Franziska Gerstenberg erzählt über die Klippen des Alltags

Die Suche nach einem Zuhause

"Ich möchte Geschichten schreiben, die hier und heute jedem von uns passieren könnten", sagt Franziska Gerstenberg im domradio.de Interview. In ihrem neuen Erzählband geht es um das Thema "Zuhause". Sie fragt: Wo finden wir Geborgenheit? Wo fühlen wir uns aufgehoben? Und wie fühlen sich die, die in der Gesellschaft einsam bleiben? Werden die überhaupt gesehen?

Franziska Gerstenberg / © Brigitta Kowsky (Schöffling)
Franziska Gerstenberg / © Brigitta Kowsky ( Schöffling )

"So lange her, schon gar nicht mehr wahr", so heißt das Buch mit Erzählungen von Franziska Gerstenberg. "Für mich war das große Thema des Buches Zuhause", sagt die Autorin, "Zuhause, im aller besten Sinne, ist immer nur ein Moment. Ein Moment, der gelingt, in dem alles stimmt. Insofern kann ich auch auf einer Reise zum Beispiel zuhause sein. Zuhause ist für mich der Moment, in dem ich ganz da bin, wo ich bin".

Glück ist etwas Vorläufiges

Dabei geht es immer auch um die Suche nach Glück, nach dem glücklichen Leben. Glück? Das ist sehr zerbrechlich, immer bedroht durch die großen und kleinen Katastrophen im Leben, von denen die Autorin erzählt, wenn zum Beispiel jemand stirbt, wenn er verlassen wird, oder seinen Arbeitsplatz zu verlieren droht. "Glück ist etwas Vorläufiges", sagt die Autorin, "und trägt das Scheitern schon in sich, genauso wie das Scheitern den Keim in sich trägt, dass es wieder besser wird. So funktionieren meine Geschichten auch". Eine Garantie auf ein Happy End gibt es dabei natürlich nicht. Viele der Erzählungen bleiben am Ende offen. Da stirbt die Mutter eines kleinen Kindes.

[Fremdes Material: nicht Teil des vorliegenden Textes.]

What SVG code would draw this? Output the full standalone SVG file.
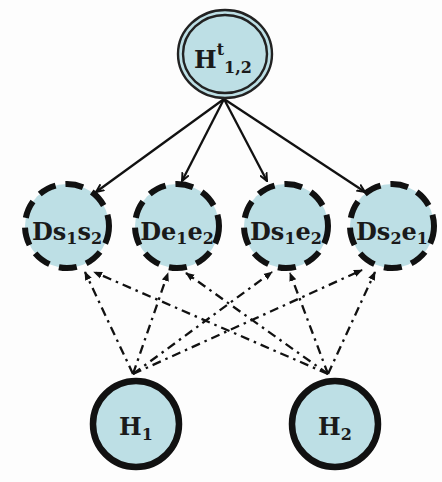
<svg xmlns="http://www.w3.org/2000/svg" width="442" height="482" viewBox="0 0 442 482">
  <style>
    .bg { fill: #fdfdfd; }
    .node { fill: #bddfe5; stroke: #111; }
    .dashed { stroke-width: 6; stroke-dasharray: 18 10; }
    .solid { stroke-width: 6.5; }
    .ring { fill: none; stroke: #222; stroke-width: 2.4; }
    .lbl { font-family: "DejaVu Serif", "Liberation Serif", serif; font-weight: bold; font-size: 24px; fill: #1a1a1a; text-anchor: middle; }
    .sub { font-size: 16px; }
    .big { font-size: 24px; }
    .edge { stroke: #111; stroke-width: 2.3; fill: none; }
    .dd { stroke-dasharray: 9 5 2.5 5; }
  </style>
  <defs>
    <marker id="open" viewBox="0 0 10 10" refX="9" refY="5" markerWidth="9" markerHeight="9" orient="auto" markerUnits="userSpaceOnUse">
      <path d="M0,1 L9,5 L0,9" fill="none" stroke="#111" stroke-width="2.2"/>
    </marker>
    <marker id="filled" viewBox="0 0 10 10" refX="9" refY="5" markerWidth="9" markerHeight="9" orient="auto" markerUnits="userSpaceOnUse">
      <path d="M0,1 L10,5 L0,9 Z" fill="#111"/>
    </marker>
  </defs>
  <rect class="bg" width="442" height="482"/>

  <g id="connectors">
    <!-- solid edges from the top node -->
    <line class="edge" x1="224" y1="99" x2="96" y2="192" marker-end="url(#open)"/>
    <line class="edge" x1="224" y1="99" x2="182" y2="181" marker-end="url(#open)"/>
    <line class="edge" x1="224" y1="99" x2="267" y2="181" marker-end="url(#open)"/>
    <line class="edge" x1="224" y1="99" x2="365" y2="192" marker-end="url(#open)"/>
    <!-- dash-dot edges from H1 -->
    <line class="edge dd" x1="133" y1="374" x2="85" y2="272" marker-end="url(#filled)"/>
    <line class="edge dd" x1="133" y1="374" x2="168" y2="273" marker-end="url(#filled)"/>
    <line class="edge dd" x1="133" y1="374" x2="272" y2="272" marker-end="url(#filled)"/>
    <line class="edge dd" x1="133" y1="374" x2="362" y2="270" marker-end="url(#filled)"/>
    <!-- dash-dot edges from H2 -->
    <line class="edge dd" x1="328" y1="374" x2="94" y2="272" marker-end="url(#filled)"/>
    <line class="edge dd" x1="328" y1="374" x2="186" y2="273" marker-end="url(#filled)"/>
    <line class="edge dd" x1="328" y1="374" x2="290" y2="273" marker-end="url(#filled)"/>
    <line class="edge dd" x1="328" y1="374" x2="375" y2="272" marker-end="url(#filled)"/>
  </g>

  <g id="node-Ht12">
    <ellipse class="node" cx="225" cy="54" rx="47" ry="44" stroke-width="0"/>
    <ellipse class="ring" cx="225" cy="54" rx="47" ry="44"/>
    <ellipse class="ring" cx="225" cy="54" rx="42" ry="39"/>
    <text class="lbl" x="223" y="68">H<tspan class="sub" dy="-13">t</tspan><tspan class="sub" dy="18">1,2</tspan></text>
  </g>

  <g id="node-Ds1s2">
    <circle class="node dashed" cx="67" cy="226" r="42"/>
    <text class="lbl" x="67" y="240">Ds<tspan class="sub" dy="4">1</tspan><tspan dy="-4">s</tspan><tspan class="sub" dy="4">2</tspan></text>
  </g>
  <g id="node-De1e2">
    <circle class="node dashed" cx="177" cy="226" r="42"/>
    <text class="lbl" x="177" y="240">De<tspan class="sub" dy="4">1</tspan><tspan dy="-4">e</tspan><tspan class="sub" dy="4">2</tspan></text>
  </g>
  <g id="node-Ds1e2">
    <circle class="node dashed" cx="286" cy="226" r="42"/>
    <text class="lbl" x="286" y="240">Ds<tspan class="sub" dy="4">1</tspan><tspan dy="-4">e</tspan><tspan class="sub" dy="4">2</tspan></text>
  </g>
  <g id="node-Ds2e1">
    <circle class="node dashed" cx="392" cy="226" r="42"/>
    <text class="lbl" x="392" y="240">Ds<tspan class="sub" dy="4">2</tspan><tspan dy="-4">e</tspan><tspan class="sub" dy="4">1</tspan></text>
  </g>

  <g id="node-H1">
    <circle class="node solid" cx="136" cy="424" r="43"/>
    <text class="lbl big" x="136" y="435">H<tspan class="sub" dy="5">1</tspan></text>
  </g>
  <g id="node-H2">
    <circle class="node solid" cx="335" cy="424" r="43"/>
    <text class="lbl big" x="335" y="435">H<tspan class="sub" dy="5">2</tspan></text>
  </g>
</svg>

Der Familienvater ist hilflos, überfordert, schließlich ist das eine der größten Katastrophen, die passieren kann. "Mir war es wichtig, die Hilflosigkeit zu zeigen und wie der Familienvater von den eigenen Gefühlen abgeschnitten ist", erklärt Franziska Gerstenberg, "das Schräge, was hier passiert, ist, dass gerade in dem Moment, wo eine Trauerbewältigung stattfinden soll, findet sie über einen Umweg dann doch nicht statt, weil der Mann sich ausgerechnet in seine Trauerberaterin verliebt. Das ist dann wiederum ein Weg, sich nicht mit dem Verlust auseinanderzusetzen, sondern nach dem Ersatz zu suchen – das kann nicht gut gehen."

Mit Literatur die Welt verändern

Andere Erzählungen finden dagegen fast unverhofft zu einem guten Ende. Da ist eine junge Frau, die von ihrem Partner verlassen wird. Und jetzt will sie groß und stark das Leben meistern. Sie will eine Frau sein, die forsch ihr Leben in die Hand nimmt. Sie kauft sich ein Auto, will endlich selbst fahren lernen. Aber diese neue Rolle der modernen selbstständigen, alles managenden Frau überfordert sie. "Am Ende findet sie für sich das kleine Glück", sagt die Autorin, "sie akzeptiert, dass sie vielleicht gar nicht so toll ist, dass sie gar nicht die große, starke Frau ist, die alles allein schafft. Sie läßt sich darauf ein, dass sie vielleicht eine Beziehung möchte, in der sie sich auf einen Mann stützen kann und Verantwortung abgeben kann". Dabei geht es auch immer um Rollenbilder, um gesellschaftliche Vorstellungen, wie toll man doch eigentlich sein müßte, und wie man sich an bestimmten gesellschaftlichen Vorstellungen aufreiben kann. Franziska Gerstenberg schreibt klug und einfühlsam über die Not, über die Konflikte, auch über die Sturheit der Menschen. Ihre Erzählungen gehen unter die Haut und hallen nach der Lektüre lange nach. "Ich glaube, dass Literatur in einer sehr kleinen reduzierten Form die Welt, die Menschen verändern kann – durch das Nachdenken und auch durch die Reibung, "sagt die Schriftstellerin, "und wenn man jemanden in einer Erzählung oder in einem Roman hat, der einen wütend macht, weil man denkt, wieso denn immer diese Fesseln, wieso wirft man sein Leben so weg, dann fängt man ja schon an über sich selbst nachzudenken. Das wäre toll, das wünsche ich mir".